Q. How would you analyze the public kiss this summer, after Spain’s victory in the football World Cup, from the then president of the Royal Spanish Football Federation to the winning player Jenni Hermoso?

A. Control over another’s body in public is a demonstration of power. Through this action, which didn’t take into account Jenni Hermoso’s consent or non-consent, something was asserted that relates to the monopoly of enjoyment that is enforced as legitimate from a position of power. And even more so knowing that the scene was unfolding before everyone’s eyes.

Q. In your new book in French, you study the word ‘toxic.’ Why has its use become so widespread?
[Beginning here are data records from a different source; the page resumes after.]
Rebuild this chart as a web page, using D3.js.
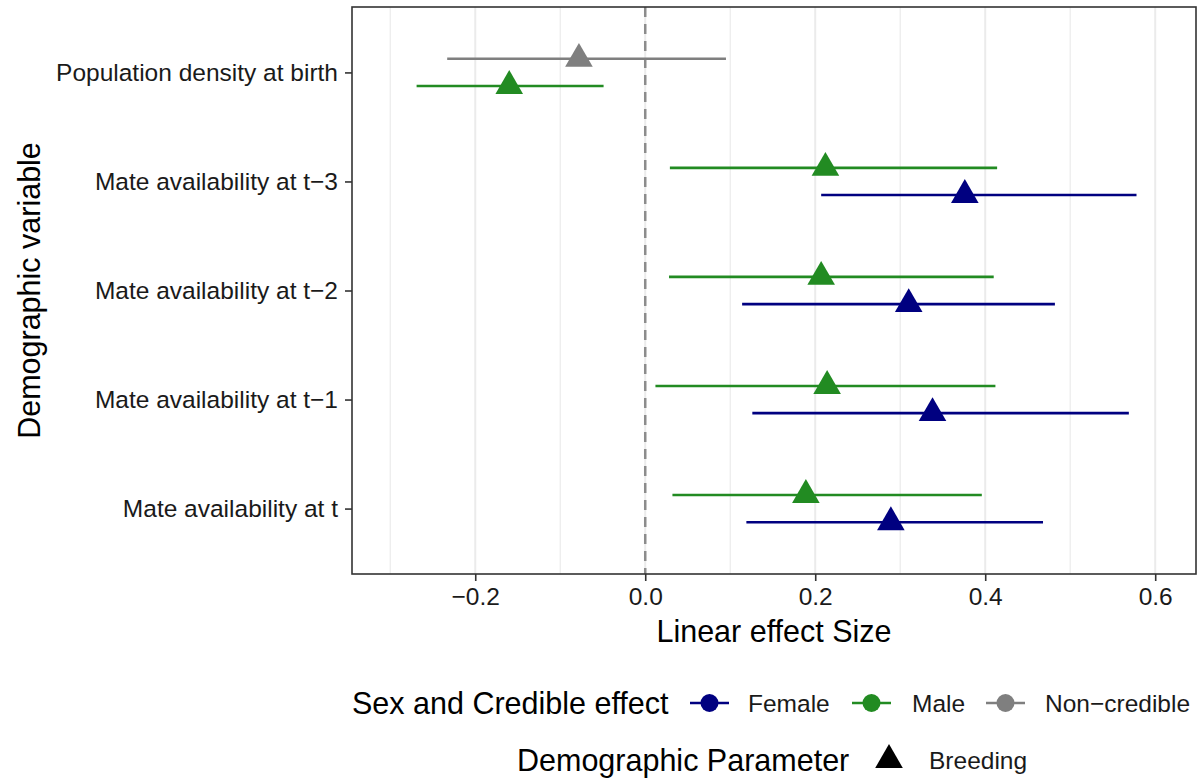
<!DOCTYPE html>
<meta charset="utf-8">
<title>Linear effect sizes of demographic variables</title>
<style type="text/css">
	body { margin: 0; background: #fff; }
	svg { font-family: "Liberation Sans", Arial, Helvetica, sans-serif; }
	.grid line { stroke: #ebebeb; }
	.tick-label { fill: #1a1a1a; font-size: 24.5px; }
	.axis-title { fill: #000; font-size: 30.5px; }
	.legend-title { fill: #000; font-size: 30.5px; }
	.legend-label { fill: #1a1a1a; font-size: 24.5px; }
</style>
<body>
<script src="https://d3js.org/d3.v7.min.js"></script>
<script type="text/javascript">
	// y categories, top to bottom
	const variables = [
		'Population density at birth',
		'Mate availability at t\u22123',
		'Mate availability at t\u22122',
		'Mate availability at t\u22121',
		'Mate availability at t'
	];

	// one entry per estimate; dodge -1 = upper, +1 = lower
	const pointVariable = [0, 0, 1, 1, 2, 2, 3, 3, 4, 4];
	const pointGroup = ['Non-credible', 'Male', 'Male', 'Female', 'Male', 'Female', 'Male', 'Female', 'Male', 'Female'];
	const pointDodge = [-1, 1, -1, 1, -1, 1, -1, 1, -1, 1];
	const estimate = [-0.078, -0.160, 0.212, 0.376, 0.207, 0.310, 0.214, 0.338, 0.189, 0.289];
	const lower = [-0.233, -0.269, 0.029, 0.207, 0.028, 0.114, 0.012, 0.126, 0.032, 0.119];
	const upper = [0.095, -0.049, 0.414, 0.578, 0.410, 0.482, 0.412, 0.569, 0.396, 0.468];

	const groups = ['Female', 'Male', 'Non-credible'];
	const groupLabels = ['Female', 'Male', 'Non\u2212credible'];
	const groupColors = ['#000080', '#228B22', '#7F7F7F'];
	const xTicks = [-0.2, 0.0, 0.2, 0.4, 0.6];
	const xMinorTicks = [-0.3, -0.1, 0.1, 0.3, 0.5];

	const width = 1203, height = 778;
	const panel = { left: 352, right: 1196, top: 7, bottom: 574 };

	const svg = d3.select('body').append('svg')
		.attr('width', width)
		.attr('height', height);

	const x = d3.scaleLinear()
		.domain([-0.345, 0.648])
		.range([panel.left, panel.right]);

	const y = d3.scalePoint()
		.domain(variables)
		.range([panel.top, panel.bottom])
		.padding(0.6);

	const color = d3.scaleOrdinal().domain(groups).range(groupColors);
	const dodge = 13.6;

	const points = estimate.map((d, i) => ({
		variable: variables[pointVariable[i]],
		group: pointGroup[i],
		dodge: pointDodge[i],
		est: d,
		lo: lower[i],
		hi: upper[i]
	}));

	// vertical gridlines
	const grid = svg.append('g').attr('class', 'grid');
	grid.selectAll('line.minor').data(xMinorTicks).enter().append('line')
		.attr('class', 'minor')
		.attr('x1', d => x(d)).attr('x2', d => x(d))
		.attr('y1', panel.top).attr('y2', panel.bottom)
		.attr('stroke-width', 1.2);
	grid.selectAll('line.major').data(xTicks).enter().append('line')
		.attr('class', 'major')
		.attr('x1', d => x(d)).attr('x2', d => x(d))
		.attr('y1', panel.top).attr('y2', panel.bottom)
		.attr('stroke-width', 2);

	// zero line
	svg.append('line')
		.attr('x1', x(0)).attr('x2', x(0))
		.attr('y1', panel.top).attr('y2', panel.bottom)
		.attr('stroke', '#8c8c8c')
		.attr('stroke-width', 2.5)
		.attr('stroke-dasharray', '10,7');

	// error bars
	svg.append('g').selectAll('line').data(points).enter().append('line')
		.attr('x1', d => x(d.lo)).attr('x2', d => x(d.hi))
		.attr('y1', d => y(d.variable) + d.dodge * dodge)
		.attr('y2', d => y(d.variable) + d.dodge * dodge)
		.attr('stroke', d => color(d.group))
		.attr('stroke-width', 2.6);

	// triangles
	const tri = d3.symbol().type(d3.symbolTriangle).size(330);
	svg.append('g').selectAll('path').data(points).enter().append('path')
		.attr('d', tri)
		.attr('transform', d => `translate(${x(d.est)},${y(d.variable) + d.dodge * dodge})`)
		.attr('fill', d => color(d.group));

	// panel border
	svg.append('rect')
		.attr('x', panel.left).attr('y', panel.top)
		.attr('width', panel.right - panel.left)
		.attr('height', panel.bottom - panel.top)
		.attr('fill', 'none')
		.attr('stroke', '#333')
		.attr('stroke-width', 1.6);

	// x axis
	const xAxis = svg.append('g')
		.attr('transform', `translate(0,${panel.bottom})`)
		.call(d3.axisBottom(x).tickValues(xTicks).tickSize(7)
			.tickFormat(d => d3.format('.1f')(d).replace('-', '\u2212')));
	xAxis.select('.domain').remove();
	xAxis.selectAll('.tick line').attr('stroke', '#333').attr('stroke-width', 1.6);
	xAxis.selectAll('.tick text')
		.attr('class', 'tick-label').attr('font-family', null).attr('font-size', null)
		.attr('y', 31).attr('dy', null);

	// y axis
	const yAxis = svg.append('g')
		.attr('transform', `translate(${panel.left},0)`)
		.call(d3.axisLeft(y).tickSize(7).tickPadding(7));
	yAxis.select('.domain').remove();
	yAxis.selectAll('.tick line').attr('stroke', '#333').attr('stroke-width', 1.6);
	yAxis.selectAll('.tick text').attr('class', 'tick-label').attr('font-family', null).attr('font-size', null);

	// axis titles
	svg.append('text')
		.attr('class', 'axis-title')
		.attr('x', (panel.left + panel.right) / 2)
		.attr('y', 642)
		.attr('text-anchor', 'middle')
		.text('Linear effect Size');

	svg.append('text')
		.attr('class', 'axis-title')
		.attr('transform', `translate(40,${(panel.top + panel.bottom) / 2}) rotate(-90)`)
		.attr('text-anchor', 'middle')
		.text('Demographic variable');

	// legend: colour
	const leg1 = svg.append('g').attr('transform', 'translate(0,703)');
	leg1.append('text')
		.attr('class', 'legend-title')
		.attr('x', 352).attr('dy', '0.35em')
		.text('Sex and Credible effect');
	const keyX = [690, 852, 986];
	const labelX = [748, 912, 1045];
	groups.forEach((g, i) => {
		leg1.append('line')
			.attr('x1', keyX[i]).attr('x2', keyX[i] + 39)
			.attr('stroke', color(g)).attr('stroke-width', 2.6);
		leg1.append('circle')
			.attr('cx', keyX[i] + 19.5).attr('r', 9)
			.attr('fill', color(g));
		leg1.append('text')
			.attr('class', 'legend-label')
			.attr('x', labelX[i]).attr('dy', '0.35em')
			.text(groupLabels[i]);
	});

	// legend: shape
	const leg2 = svg.append('g').attr('transform', 'translate(0,760)');
	leg2.append('text')
		.attr('class', 'legend-title')
		.attr('x', 517).attr('dy', '0.35em')
		.text('Demographic Parameter');
	leg2.append('path')
		.attr('d', tri)
		.attr('transform', 'translate(889,0)')
		.attr('fill', '#000');
	leg2.append('text')
		.attr('class', 'legend-label')
		.attr('x', 929).attr('dy', '0.35em')
		.text('Breeding');
</script>
</body>
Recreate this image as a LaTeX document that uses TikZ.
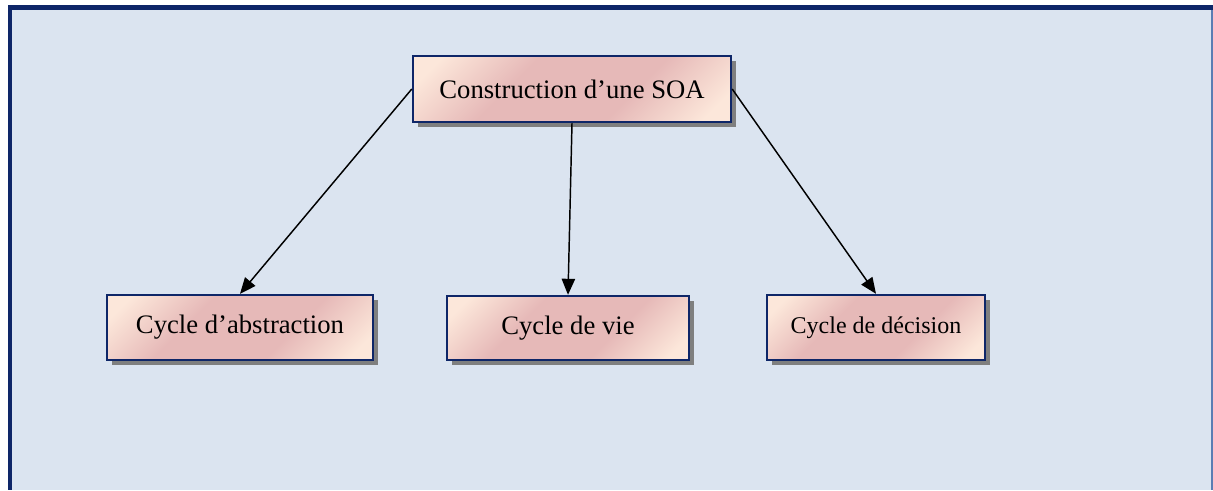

A. Because it designates a new form of malaise in civilization, to quote Freud. Today, the word ‘toxic’ is used as a metaphor for what poisons us in our relationships with others. If the term has gained traction, it’s also in the post-MeToo political context, which has introduced a new kind of sensitivity towards rape, and in a post-pandemic historical context, which has confronted us with the vulnerability of being alive. What is toxic is both what forces something of our desire and what endangers what is alive. It’s a way of putting a name to an experience that suffocates us, a new discomfort in pleasure, a misdirection of the impulse. It involves a strange poison. We could say that the toxic experience can procure a form of pleasure that also produces an addiction, and only in retrospect does it appear as something harmful and dangerous for human life.

Q. How can you detoxify?

A. If we believe what is toxic to be an effect of discourse, of the word of another, we can only resort to the pharmakon [the remedy], which is also the word, but a word that instead of suffocating us will allow us to breathe and explore what has intoxicated us, and it will guide us towards the recognition of our desire.